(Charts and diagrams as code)
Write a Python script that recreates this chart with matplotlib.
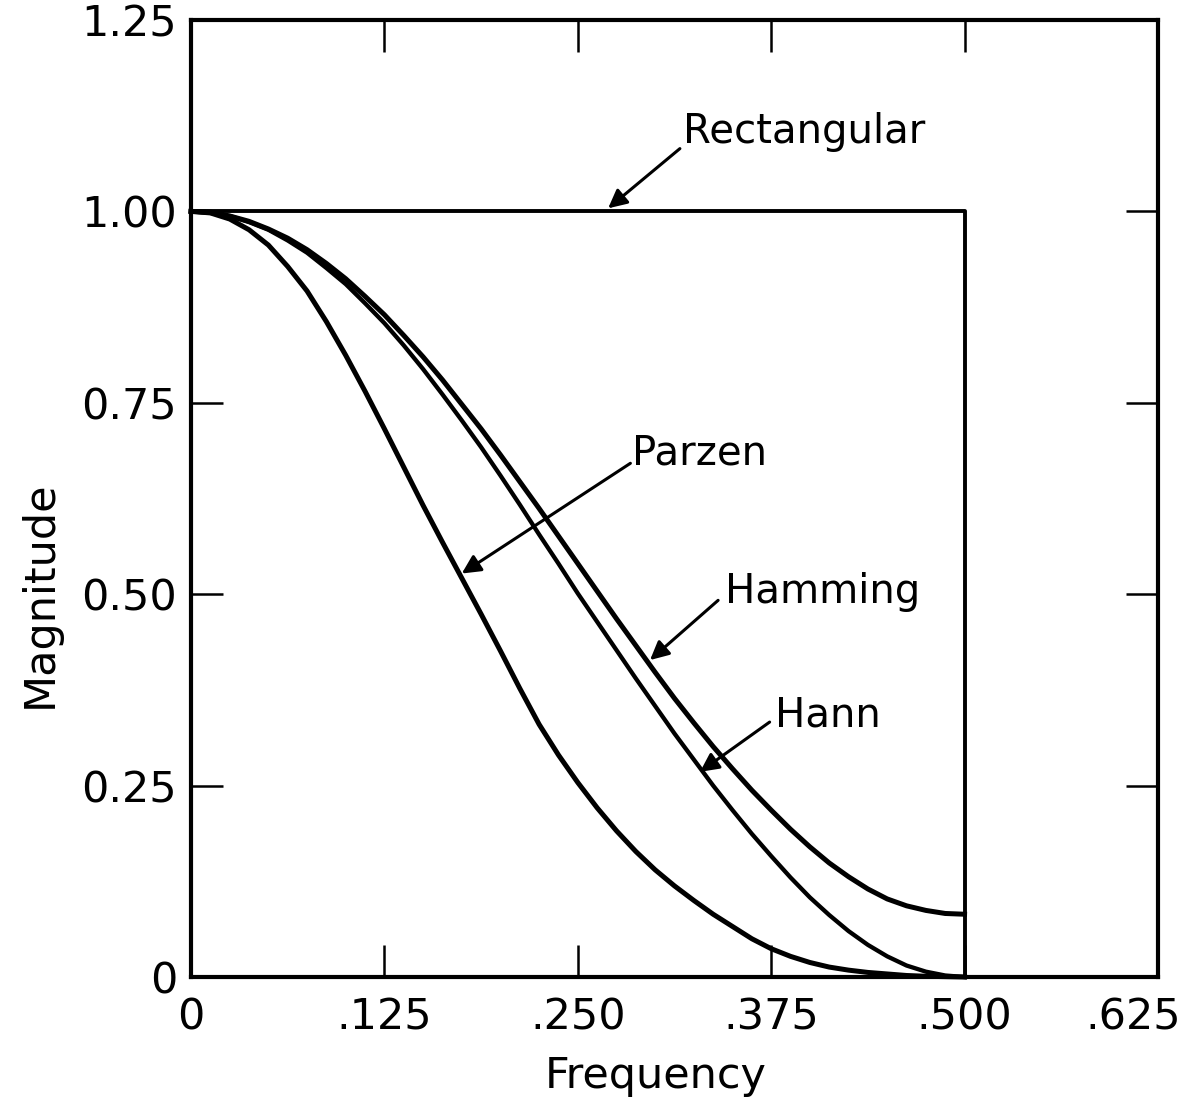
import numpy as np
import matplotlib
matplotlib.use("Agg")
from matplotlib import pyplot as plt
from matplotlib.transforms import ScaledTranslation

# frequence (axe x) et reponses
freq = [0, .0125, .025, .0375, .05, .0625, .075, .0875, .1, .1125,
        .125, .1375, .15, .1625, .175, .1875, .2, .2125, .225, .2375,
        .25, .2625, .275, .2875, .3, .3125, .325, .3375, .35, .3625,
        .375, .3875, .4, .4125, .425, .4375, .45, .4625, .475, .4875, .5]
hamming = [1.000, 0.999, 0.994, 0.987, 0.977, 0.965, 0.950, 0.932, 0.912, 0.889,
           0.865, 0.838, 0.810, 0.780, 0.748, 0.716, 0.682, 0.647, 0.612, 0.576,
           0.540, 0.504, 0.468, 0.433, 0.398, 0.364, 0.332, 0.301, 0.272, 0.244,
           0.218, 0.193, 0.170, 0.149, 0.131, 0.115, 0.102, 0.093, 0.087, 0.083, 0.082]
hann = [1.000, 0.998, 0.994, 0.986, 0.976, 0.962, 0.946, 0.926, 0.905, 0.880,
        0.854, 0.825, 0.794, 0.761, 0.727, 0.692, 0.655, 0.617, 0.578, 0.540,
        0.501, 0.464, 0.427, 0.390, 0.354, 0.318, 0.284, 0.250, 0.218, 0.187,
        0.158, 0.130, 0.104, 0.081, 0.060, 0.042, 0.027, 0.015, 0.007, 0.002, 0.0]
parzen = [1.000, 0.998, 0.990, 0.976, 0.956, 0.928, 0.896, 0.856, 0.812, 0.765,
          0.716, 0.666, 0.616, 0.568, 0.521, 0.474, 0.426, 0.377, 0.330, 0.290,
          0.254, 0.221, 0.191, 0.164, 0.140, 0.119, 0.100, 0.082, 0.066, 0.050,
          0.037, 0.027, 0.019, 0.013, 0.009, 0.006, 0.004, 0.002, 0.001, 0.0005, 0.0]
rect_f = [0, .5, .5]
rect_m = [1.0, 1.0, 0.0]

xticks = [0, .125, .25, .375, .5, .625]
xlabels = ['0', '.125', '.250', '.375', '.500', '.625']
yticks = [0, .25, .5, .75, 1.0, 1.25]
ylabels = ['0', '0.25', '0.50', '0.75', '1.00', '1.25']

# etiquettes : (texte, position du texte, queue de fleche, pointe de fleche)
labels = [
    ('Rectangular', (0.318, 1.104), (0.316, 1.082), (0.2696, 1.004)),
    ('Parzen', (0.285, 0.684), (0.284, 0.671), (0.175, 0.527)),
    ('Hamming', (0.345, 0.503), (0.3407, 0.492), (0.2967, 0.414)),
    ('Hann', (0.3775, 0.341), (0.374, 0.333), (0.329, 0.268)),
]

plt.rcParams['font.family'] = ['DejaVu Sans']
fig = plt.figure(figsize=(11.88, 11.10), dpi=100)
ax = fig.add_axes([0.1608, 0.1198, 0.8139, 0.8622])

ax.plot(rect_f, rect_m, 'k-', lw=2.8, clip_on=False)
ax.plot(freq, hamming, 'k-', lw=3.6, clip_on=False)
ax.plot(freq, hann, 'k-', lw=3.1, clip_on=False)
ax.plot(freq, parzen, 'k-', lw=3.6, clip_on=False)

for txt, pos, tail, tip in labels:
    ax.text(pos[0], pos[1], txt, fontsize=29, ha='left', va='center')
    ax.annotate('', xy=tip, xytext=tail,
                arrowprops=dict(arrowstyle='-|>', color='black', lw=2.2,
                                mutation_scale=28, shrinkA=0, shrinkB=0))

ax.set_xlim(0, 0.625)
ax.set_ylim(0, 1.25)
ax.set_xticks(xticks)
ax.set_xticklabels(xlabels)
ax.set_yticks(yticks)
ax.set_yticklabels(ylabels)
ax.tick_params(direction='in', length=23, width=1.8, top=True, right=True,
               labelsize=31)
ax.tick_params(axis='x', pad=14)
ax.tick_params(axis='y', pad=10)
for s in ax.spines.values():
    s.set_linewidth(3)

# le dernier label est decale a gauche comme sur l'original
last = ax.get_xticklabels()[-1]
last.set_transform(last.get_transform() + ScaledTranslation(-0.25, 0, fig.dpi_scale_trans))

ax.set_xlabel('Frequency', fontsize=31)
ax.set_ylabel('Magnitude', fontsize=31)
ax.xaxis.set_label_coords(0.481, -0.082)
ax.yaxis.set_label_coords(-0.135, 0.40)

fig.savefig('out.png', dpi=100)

* * *

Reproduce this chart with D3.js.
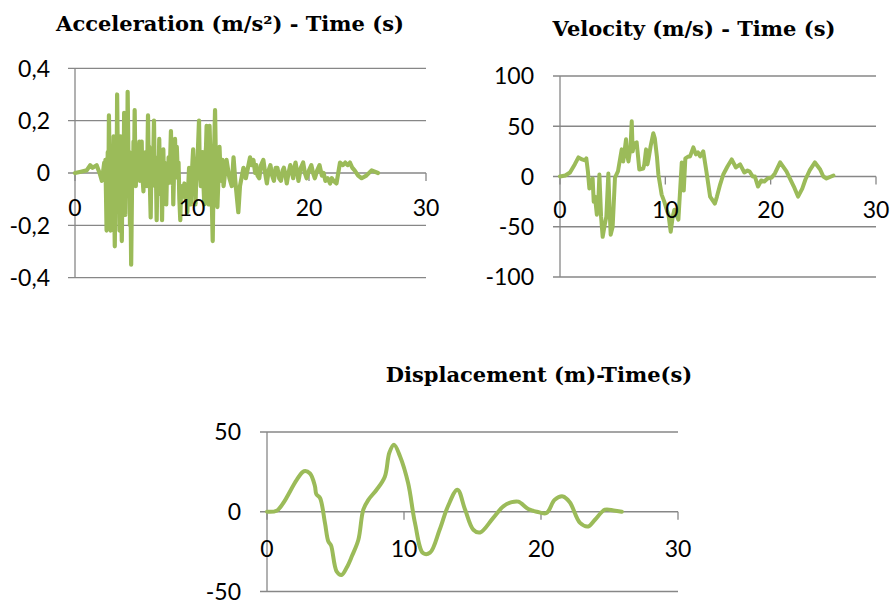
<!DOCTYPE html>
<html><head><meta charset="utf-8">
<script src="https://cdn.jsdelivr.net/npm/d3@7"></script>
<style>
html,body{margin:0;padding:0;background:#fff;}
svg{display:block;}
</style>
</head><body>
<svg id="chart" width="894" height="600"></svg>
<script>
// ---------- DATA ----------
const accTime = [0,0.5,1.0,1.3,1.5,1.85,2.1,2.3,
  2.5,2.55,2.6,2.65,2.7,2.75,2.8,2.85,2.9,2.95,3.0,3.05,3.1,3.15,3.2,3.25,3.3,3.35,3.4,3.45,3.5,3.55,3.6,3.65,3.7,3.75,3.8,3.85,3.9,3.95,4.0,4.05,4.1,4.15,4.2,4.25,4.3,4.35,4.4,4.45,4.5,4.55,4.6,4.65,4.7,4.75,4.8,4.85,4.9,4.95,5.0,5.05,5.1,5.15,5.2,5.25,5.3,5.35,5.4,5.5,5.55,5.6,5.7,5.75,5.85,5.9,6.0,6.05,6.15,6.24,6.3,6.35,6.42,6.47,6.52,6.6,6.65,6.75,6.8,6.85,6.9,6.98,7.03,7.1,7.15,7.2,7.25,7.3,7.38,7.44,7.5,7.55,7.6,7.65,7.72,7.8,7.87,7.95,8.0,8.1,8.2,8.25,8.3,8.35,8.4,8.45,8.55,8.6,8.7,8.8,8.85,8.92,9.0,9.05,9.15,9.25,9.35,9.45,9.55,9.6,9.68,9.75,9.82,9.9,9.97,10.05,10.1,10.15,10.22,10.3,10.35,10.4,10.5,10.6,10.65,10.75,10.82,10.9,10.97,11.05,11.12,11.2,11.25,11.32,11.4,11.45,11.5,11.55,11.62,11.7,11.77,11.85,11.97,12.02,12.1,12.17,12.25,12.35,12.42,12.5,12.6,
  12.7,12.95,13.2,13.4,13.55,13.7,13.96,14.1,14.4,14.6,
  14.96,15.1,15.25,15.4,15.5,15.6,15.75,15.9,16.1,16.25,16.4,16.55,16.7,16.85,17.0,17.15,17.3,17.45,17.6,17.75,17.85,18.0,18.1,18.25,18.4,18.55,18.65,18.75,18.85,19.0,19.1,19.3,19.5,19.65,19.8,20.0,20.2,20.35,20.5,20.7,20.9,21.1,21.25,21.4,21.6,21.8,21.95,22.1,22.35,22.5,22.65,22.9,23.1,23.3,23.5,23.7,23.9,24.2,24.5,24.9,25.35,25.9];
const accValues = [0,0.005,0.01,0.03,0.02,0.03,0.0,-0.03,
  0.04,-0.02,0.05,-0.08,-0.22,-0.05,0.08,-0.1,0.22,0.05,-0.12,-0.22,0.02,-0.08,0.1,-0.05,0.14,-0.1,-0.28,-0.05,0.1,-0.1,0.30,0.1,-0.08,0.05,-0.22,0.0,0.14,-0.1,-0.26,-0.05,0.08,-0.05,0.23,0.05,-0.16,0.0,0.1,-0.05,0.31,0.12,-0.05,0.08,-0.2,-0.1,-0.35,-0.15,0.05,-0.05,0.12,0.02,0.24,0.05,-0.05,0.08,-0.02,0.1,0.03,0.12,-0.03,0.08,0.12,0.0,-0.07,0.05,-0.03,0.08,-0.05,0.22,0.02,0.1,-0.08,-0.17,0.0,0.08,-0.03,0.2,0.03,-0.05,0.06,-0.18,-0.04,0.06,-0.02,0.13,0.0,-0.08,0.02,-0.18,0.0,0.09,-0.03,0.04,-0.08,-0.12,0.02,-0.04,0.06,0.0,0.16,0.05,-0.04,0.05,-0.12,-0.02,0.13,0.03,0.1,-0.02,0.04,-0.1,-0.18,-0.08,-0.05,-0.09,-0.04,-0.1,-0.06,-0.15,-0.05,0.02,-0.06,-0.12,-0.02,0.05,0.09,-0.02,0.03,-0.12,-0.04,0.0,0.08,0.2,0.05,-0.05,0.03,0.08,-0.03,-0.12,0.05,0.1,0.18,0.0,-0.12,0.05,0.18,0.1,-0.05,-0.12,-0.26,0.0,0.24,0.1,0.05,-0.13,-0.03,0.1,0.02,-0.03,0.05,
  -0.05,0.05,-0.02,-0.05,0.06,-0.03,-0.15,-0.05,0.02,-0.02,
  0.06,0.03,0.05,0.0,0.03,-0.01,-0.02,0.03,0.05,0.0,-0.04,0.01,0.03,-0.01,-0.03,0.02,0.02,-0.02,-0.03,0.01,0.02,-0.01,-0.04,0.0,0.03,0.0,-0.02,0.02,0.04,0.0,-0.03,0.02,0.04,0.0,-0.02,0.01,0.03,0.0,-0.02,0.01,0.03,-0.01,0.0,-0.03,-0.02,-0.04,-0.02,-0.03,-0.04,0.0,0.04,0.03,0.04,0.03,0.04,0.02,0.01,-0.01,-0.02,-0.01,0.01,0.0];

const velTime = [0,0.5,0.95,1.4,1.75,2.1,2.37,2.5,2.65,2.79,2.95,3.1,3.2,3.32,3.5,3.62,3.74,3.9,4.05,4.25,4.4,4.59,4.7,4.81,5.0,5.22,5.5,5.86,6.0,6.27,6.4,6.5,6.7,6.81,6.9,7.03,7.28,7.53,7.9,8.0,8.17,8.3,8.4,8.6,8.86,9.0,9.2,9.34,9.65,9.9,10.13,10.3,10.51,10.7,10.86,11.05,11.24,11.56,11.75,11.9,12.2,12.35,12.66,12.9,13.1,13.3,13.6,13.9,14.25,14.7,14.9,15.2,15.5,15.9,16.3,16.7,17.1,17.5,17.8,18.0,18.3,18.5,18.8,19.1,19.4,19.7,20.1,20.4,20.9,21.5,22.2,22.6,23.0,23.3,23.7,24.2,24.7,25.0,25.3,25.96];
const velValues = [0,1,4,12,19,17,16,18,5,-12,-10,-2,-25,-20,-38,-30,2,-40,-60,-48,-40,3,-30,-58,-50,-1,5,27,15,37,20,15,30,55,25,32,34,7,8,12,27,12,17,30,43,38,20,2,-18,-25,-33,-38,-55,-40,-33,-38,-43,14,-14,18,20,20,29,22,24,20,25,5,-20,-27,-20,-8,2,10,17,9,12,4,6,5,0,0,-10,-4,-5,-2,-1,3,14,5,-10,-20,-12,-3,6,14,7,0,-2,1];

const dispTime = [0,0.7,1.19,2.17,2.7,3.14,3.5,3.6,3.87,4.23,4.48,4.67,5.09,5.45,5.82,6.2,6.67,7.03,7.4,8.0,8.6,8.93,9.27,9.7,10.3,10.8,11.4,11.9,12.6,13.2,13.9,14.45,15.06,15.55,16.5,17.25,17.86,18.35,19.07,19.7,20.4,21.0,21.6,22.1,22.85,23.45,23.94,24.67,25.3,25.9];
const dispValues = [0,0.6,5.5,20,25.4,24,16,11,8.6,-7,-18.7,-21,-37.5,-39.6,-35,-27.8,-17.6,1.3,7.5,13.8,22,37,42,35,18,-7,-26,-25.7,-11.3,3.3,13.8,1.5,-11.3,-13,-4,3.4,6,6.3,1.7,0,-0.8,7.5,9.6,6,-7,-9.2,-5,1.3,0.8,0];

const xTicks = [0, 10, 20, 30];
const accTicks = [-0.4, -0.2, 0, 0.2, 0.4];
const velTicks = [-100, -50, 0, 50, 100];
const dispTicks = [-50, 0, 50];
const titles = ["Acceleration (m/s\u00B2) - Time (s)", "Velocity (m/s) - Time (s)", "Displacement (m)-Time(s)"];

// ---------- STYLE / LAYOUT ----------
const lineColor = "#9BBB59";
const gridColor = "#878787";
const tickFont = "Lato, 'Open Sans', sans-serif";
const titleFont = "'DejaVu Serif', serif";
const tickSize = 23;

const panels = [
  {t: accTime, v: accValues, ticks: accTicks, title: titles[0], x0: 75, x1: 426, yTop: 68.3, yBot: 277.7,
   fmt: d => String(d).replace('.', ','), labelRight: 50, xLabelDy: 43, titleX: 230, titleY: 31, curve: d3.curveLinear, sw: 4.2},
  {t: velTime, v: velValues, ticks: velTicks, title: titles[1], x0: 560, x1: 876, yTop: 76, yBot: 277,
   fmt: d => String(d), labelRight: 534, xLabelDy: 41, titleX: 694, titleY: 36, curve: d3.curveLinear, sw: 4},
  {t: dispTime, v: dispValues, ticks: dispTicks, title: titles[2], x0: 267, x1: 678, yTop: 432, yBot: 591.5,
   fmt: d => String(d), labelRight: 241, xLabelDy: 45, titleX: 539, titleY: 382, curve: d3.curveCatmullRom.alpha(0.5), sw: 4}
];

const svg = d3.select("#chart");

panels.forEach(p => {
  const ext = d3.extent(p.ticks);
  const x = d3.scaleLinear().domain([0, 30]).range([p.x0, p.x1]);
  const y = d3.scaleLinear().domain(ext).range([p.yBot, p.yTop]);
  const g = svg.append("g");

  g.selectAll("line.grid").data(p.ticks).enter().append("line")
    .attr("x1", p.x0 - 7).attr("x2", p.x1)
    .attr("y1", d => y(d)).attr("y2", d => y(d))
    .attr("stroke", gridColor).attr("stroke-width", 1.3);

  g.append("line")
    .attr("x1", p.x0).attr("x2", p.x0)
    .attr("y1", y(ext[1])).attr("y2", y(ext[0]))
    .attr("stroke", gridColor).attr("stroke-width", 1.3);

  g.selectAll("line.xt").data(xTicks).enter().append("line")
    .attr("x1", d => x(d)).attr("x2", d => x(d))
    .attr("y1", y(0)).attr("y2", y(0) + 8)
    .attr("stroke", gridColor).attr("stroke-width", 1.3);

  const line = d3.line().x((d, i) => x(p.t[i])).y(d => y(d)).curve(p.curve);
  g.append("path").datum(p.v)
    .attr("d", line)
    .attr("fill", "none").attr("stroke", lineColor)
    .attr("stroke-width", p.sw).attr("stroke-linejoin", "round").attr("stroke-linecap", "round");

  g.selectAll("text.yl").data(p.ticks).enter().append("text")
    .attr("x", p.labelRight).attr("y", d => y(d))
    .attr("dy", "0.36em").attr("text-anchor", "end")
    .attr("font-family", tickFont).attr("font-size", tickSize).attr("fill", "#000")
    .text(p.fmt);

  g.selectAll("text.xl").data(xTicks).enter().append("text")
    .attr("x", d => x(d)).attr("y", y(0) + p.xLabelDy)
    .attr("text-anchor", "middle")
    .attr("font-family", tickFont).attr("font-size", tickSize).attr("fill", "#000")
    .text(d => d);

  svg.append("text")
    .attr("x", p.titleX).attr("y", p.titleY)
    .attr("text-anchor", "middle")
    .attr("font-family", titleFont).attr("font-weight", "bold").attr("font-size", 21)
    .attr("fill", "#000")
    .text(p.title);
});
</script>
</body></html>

...

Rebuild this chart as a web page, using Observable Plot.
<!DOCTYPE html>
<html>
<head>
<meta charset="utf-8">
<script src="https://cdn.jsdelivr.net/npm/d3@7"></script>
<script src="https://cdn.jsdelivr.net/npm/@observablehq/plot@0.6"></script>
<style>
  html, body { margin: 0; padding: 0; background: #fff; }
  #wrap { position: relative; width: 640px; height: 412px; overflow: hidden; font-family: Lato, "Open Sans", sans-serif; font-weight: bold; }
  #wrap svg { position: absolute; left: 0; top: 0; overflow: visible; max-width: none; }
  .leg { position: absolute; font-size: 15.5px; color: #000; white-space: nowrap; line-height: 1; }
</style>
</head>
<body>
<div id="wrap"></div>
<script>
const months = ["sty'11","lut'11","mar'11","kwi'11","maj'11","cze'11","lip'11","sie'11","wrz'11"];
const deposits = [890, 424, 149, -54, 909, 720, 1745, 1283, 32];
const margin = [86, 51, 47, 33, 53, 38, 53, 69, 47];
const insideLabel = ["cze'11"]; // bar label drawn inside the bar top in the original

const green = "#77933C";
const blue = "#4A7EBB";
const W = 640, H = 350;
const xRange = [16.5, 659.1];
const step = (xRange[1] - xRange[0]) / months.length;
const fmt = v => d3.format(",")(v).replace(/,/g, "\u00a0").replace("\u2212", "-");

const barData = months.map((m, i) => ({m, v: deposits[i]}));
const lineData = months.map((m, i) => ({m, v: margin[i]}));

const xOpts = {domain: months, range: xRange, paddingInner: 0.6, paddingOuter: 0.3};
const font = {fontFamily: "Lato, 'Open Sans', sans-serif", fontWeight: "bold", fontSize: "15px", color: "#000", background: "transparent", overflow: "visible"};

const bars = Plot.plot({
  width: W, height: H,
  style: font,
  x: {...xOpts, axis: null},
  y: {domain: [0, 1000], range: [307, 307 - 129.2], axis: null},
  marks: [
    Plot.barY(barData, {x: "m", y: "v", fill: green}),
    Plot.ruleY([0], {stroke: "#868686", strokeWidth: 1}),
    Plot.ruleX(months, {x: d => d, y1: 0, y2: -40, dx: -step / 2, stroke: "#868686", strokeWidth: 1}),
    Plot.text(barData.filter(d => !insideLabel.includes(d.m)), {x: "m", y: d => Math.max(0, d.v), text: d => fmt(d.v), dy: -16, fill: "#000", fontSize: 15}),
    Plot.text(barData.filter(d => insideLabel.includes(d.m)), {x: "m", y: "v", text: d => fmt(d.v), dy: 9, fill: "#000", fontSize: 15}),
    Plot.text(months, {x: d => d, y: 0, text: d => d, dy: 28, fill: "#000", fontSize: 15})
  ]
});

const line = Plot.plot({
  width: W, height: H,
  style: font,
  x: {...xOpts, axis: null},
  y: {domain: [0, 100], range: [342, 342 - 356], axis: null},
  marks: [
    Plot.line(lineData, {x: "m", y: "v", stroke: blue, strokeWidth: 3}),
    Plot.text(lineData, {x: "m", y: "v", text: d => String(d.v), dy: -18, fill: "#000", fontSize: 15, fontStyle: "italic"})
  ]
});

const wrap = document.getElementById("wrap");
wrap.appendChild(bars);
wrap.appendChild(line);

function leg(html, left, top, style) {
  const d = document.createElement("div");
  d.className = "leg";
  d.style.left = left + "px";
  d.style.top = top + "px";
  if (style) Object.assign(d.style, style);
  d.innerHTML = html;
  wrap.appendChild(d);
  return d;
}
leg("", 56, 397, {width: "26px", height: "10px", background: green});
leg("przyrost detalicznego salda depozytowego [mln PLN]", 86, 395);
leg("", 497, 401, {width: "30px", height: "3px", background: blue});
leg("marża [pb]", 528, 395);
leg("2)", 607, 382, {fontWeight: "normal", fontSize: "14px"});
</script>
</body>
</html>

* **Task brief**: Copy exactly the part of the material above that opens with the line containing "Write a Python" and closes with the line containing "from matplotlib.transforms import", ends included. Drop the images.

* **Solved exercise**:
Write a Python script that recreates this chart with matplotlib.
import numpy as np
import matplotlib
matplotlib.use("Agg")
from matplotlib import pyplot as plt
from matplotlib.transforms import ScaledTranslation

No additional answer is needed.